## [What the task requires]
Go through the listing and set it down exactly, leaving out its pictures.

## [Data block]
_ _ _ _ _ _ _

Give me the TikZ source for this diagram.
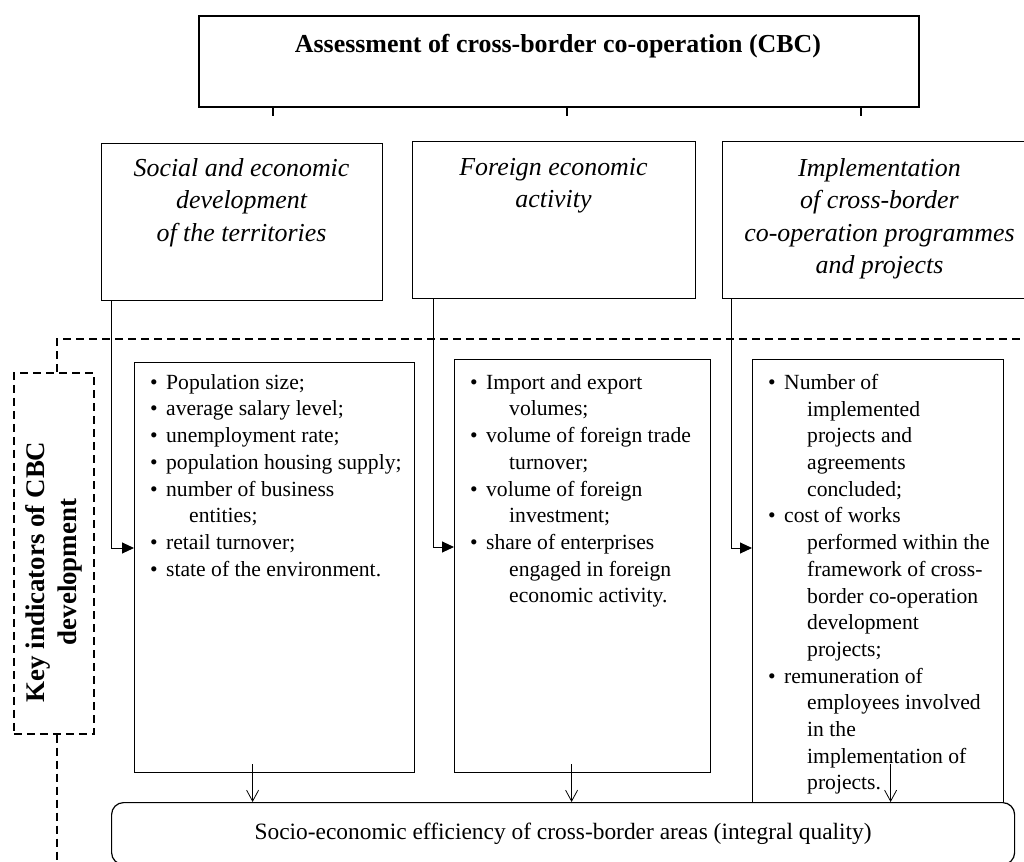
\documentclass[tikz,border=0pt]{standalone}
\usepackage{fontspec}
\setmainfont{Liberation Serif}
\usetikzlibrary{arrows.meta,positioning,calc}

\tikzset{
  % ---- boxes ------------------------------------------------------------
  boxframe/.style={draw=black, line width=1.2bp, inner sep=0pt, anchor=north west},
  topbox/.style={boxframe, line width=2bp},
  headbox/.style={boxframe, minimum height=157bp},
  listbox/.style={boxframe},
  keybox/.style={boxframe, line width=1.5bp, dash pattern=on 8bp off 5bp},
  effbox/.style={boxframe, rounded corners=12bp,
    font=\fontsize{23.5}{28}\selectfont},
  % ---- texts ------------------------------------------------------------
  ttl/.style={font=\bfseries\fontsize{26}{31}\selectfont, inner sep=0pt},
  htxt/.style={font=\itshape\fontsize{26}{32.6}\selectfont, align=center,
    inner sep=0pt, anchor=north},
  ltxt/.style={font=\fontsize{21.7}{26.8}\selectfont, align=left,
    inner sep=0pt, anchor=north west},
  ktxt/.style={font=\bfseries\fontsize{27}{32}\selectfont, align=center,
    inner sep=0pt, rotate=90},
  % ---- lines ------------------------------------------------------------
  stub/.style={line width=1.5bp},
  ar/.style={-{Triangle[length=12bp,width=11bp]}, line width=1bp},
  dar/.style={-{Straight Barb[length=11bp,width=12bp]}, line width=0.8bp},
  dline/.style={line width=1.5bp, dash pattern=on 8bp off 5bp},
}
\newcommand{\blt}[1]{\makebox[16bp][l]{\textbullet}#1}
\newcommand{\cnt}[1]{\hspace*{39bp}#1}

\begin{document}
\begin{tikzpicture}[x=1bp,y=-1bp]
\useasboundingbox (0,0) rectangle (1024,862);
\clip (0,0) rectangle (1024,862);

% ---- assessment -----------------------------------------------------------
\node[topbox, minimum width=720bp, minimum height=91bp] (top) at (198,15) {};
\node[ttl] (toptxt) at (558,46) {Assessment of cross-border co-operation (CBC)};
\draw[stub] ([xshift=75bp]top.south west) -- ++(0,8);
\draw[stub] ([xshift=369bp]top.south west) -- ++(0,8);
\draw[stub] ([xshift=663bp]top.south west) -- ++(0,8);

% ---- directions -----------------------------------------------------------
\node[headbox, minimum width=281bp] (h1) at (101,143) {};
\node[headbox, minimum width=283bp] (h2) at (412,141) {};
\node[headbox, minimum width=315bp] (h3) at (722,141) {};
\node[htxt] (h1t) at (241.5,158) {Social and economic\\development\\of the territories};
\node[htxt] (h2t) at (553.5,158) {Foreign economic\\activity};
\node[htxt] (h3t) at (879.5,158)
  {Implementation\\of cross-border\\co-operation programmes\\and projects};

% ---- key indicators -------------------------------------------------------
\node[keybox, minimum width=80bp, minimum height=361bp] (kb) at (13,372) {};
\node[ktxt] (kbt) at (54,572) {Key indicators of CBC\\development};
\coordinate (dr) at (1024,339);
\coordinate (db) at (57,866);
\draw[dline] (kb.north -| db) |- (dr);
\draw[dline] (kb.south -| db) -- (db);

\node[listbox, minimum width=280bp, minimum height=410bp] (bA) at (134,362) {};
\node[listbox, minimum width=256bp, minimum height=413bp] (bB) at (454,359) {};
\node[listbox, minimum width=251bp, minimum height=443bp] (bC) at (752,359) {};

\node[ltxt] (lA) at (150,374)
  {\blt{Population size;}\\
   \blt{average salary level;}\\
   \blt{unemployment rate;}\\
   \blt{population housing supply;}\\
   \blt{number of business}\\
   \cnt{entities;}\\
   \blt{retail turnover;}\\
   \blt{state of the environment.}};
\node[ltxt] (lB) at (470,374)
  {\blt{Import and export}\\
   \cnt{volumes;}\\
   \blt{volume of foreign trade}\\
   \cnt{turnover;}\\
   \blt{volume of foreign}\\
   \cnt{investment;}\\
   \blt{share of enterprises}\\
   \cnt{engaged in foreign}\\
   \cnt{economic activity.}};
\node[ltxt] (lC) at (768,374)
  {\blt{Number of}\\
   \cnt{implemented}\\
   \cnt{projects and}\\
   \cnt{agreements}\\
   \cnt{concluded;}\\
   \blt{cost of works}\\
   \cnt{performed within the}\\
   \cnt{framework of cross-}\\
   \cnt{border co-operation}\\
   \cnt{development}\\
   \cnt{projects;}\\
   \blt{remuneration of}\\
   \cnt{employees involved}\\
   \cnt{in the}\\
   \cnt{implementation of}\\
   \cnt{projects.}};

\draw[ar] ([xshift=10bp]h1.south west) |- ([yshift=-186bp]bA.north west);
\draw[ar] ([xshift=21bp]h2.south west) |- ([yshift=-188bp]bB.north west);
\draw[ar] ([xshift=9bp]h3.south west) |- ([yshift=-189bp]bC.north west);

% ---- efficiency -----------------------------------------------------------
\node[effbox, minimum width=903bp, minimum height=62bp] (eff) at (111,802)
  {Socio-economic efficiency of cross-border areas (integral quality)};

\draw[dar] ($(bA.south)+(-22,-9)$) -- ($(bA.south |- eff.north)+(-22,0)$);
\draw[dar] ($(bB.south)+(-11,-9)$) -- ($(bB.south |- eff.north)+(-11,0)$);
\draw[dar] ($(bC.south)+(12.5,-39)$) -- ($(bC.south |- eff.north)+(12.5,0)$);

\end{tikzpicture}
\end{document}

_ _ _ _ _ _ _

## [The response]
Give me the TikZ source for this diagram.
\documentclass[tikz,border=0pt]{standalone}
\usepackage{fontspec}
\setmainfont{Liberation Serif}
\usetikzlibrary{arrows.meta,positioning,calc}

\tikzset{
  % ---- boxes ------------------------------------------------------------
  boxframe/.style={draw=black, line width=1.2bp, inner sep=0pt, anchor=north west},
  topbox/.style={boxframe, line width=2bp},
  headbox/.style={boxframe, minimum height=157bp},
  listbox/.style={boxframe},
  keybox/.style={boxframe, line width=1.5bp, dash pattern=on 8bp off 5bp},
  effbox/.style={boxframe, rounded corners=12bp,
    font=\fontsize{23.5}{28}\selectfont},
  % ---- texts ------------------------------------------------------------
  ttl/.style={font=\bfseries\fontsize{26}{31}\selectfont, inner sep=0pt},
  htxt/.style={font=\itshape\fontsize{26}{32.6}\selectfont, align=center,
    inner sep=0pt, anchor=north},
  ltxt/.style={font=\fontsize{21.7}{26.8}\selectfont, align=left,
    inner sep=0pt, anchor=north west},
  ktxt/.style={font=\bfseries\fontsize{27}{32}\selectfont, align=center,
    inner sep=0pt, rotate=90},
  % ---- lines ------------------------------------------------------------
  stub/.style={line width=1.5bp},
  ar/.style={-{Triangle[length=12bp,width=11bp]}, line width=1bp},
  dar/.style={-{Straight Barb[length=11bp,width=12bp]}, line width=0.8bp},
  dline/.style={line width=1.5bp, dash pattern=on 8bp off 5bp},
}
\newcommand{\blt}[1]{\makebox[16bp][l]{\textbullet}#1}
\newcommand{\cnt}[1]{\hspace*{39bp}#1}

\begin{document}
\begin{tikzpicture}[x=1bp,y=-1bp]
\useasboundingbox (0,0) rectangle (1024,862);
\clip (0,0) rectangle (1024,862);

% ---- assessment -----------------------------------------------------------
\node[topbox, minimum width=720bp, minimum height=91bp] (top) at (198,15) {};
\node[ttl] (toptxt) at (558,46) {Assessment of cross-border co-operation (CBC)};
\draw[stub] ([xshift=75bp]top.south west) -- ++(0,8);
\draw[stub] ([xshift=369bp]top.south west) -- ++(0,8);
\draw[stub] ([xshift=663bp]top.south west) -- ++(0,8);

% ---- directions -----------------------------------------------------------
\node[headbox, minimum width=281bp] (h1) at (101,143) {};
\node[headbox, minimum width=283bp] (h2) at (412,141) {};
\node[headbox, minimum width=315bp] (h3) at (722,141) {};
\node[htxt] (h1t) at (241.5,158) {Social and economic\\development\\of the territories};
\node[htxt] (h2t) at (553.5,158) {Foreign economic\\activity};
\node[htxt] (h3t) at (879.5,158)
  {Implementation\\of cross-border\\co-operation programmes\\and projects};

% ---- key indicators -------------------------------------------------------
\node[keybox, minimum width=80bp, minimum height=361bp] (kb) at (13,372) {};
\node[ktxt] (kbt) at (54,572) {Key indicators of CBC\\development};
\coordinate (dr) at (1024,339);
\coordinate (db) at (57,866);
\draw[dline] (kb.north -| db) |- (dr);
\draw[dline] (kb.south -| db) -- (db);

\node[listbox, minimum width=280bp, minimum height=410bp] (bA) at (134,362) {};
\node[listbox, minimum width=256bp, minimum height=413bp] (bB) at (454,359) {};
\node[listbox, minimum width=251bp, minimum height=443bp] (bC) at (752,359) {};

\node[ltxt] (lA) at (150,374)
  {\blt{Population size;}\\
   \blt{average salary level;}\\
   \blt{unemployment rate;}\\
   \blt{population housing supply;}\\
   \blt{number of business}\\
   \cnt{entities;}\\
   \blt{retail turnover;}\\
   \blt{state of the environment.}};
\node[ltxt] (lB) at (470,374)
  {\blt{Import and export}\\
   \cnt{volumes;}\\
   \blt{volume of foreign trade}\\
   \cnt{turnover;}\\
   \blt{volume of foreign}\\
   \cnt{investment;}\\
   \blt{share of enterprises}\\
   \cnt{engaged in foreign}\\
   \cnt{economic activity.}};
\node[ltxt] (lC) at (768,374)
  {\blt{Number of}\\
   \cnt{implemented}\\
   \cnt{projects and}\\
   \cnt{agreements}\\
   \cnt{concluded;}\\
   \blt{cost of works}\\
   \cnt{performed within the}\\
   \cnt{framework of cross-}\\
   \cnt{border co-operation}\\
   \cnt{development}\\
   \cnt{projects;}\\
   \blt{remuneration of}\\
   \cnt{employees involved}\\
   \cnt{in the}\\
   \cnt{implementation of}\\
   \cnt{projects.}};

\draw[ar] ([xshift=10bp]h1.south west) |- ([yshift=-186bp]bA.north west);
\draw[ar] ([xshift=21bp]h2.south west) |- ([yshift=-188bp]bB.north west);
\draw[ar] ([xshift=9bp]h3.south west) |- ([yshift=-189bp]bC.north west);

% ---- efficiency -----------------------------------------------------------
\node[effbox, minimum width=903bp, minimum height=62bp] (eff) at (111,802)
  {Socio-economic efficiency of cross-border areas (integral quality)};

\draw[dar] ($(bA.south)+(-22,-9)$) -- ($(bA.south |- eff.north)+(-22,0)$);
\draw[dar] ($(bB.south)+(-11,-9)$) -- ($(bB.south |- eff.north)+(-11,0)$);
\draw[dar] ($(bC.south)+(12.5,-39)$) -- ($(bC.south |- eff.north)+(12.5,0)$);

\end{tikzpicture}
\end{document}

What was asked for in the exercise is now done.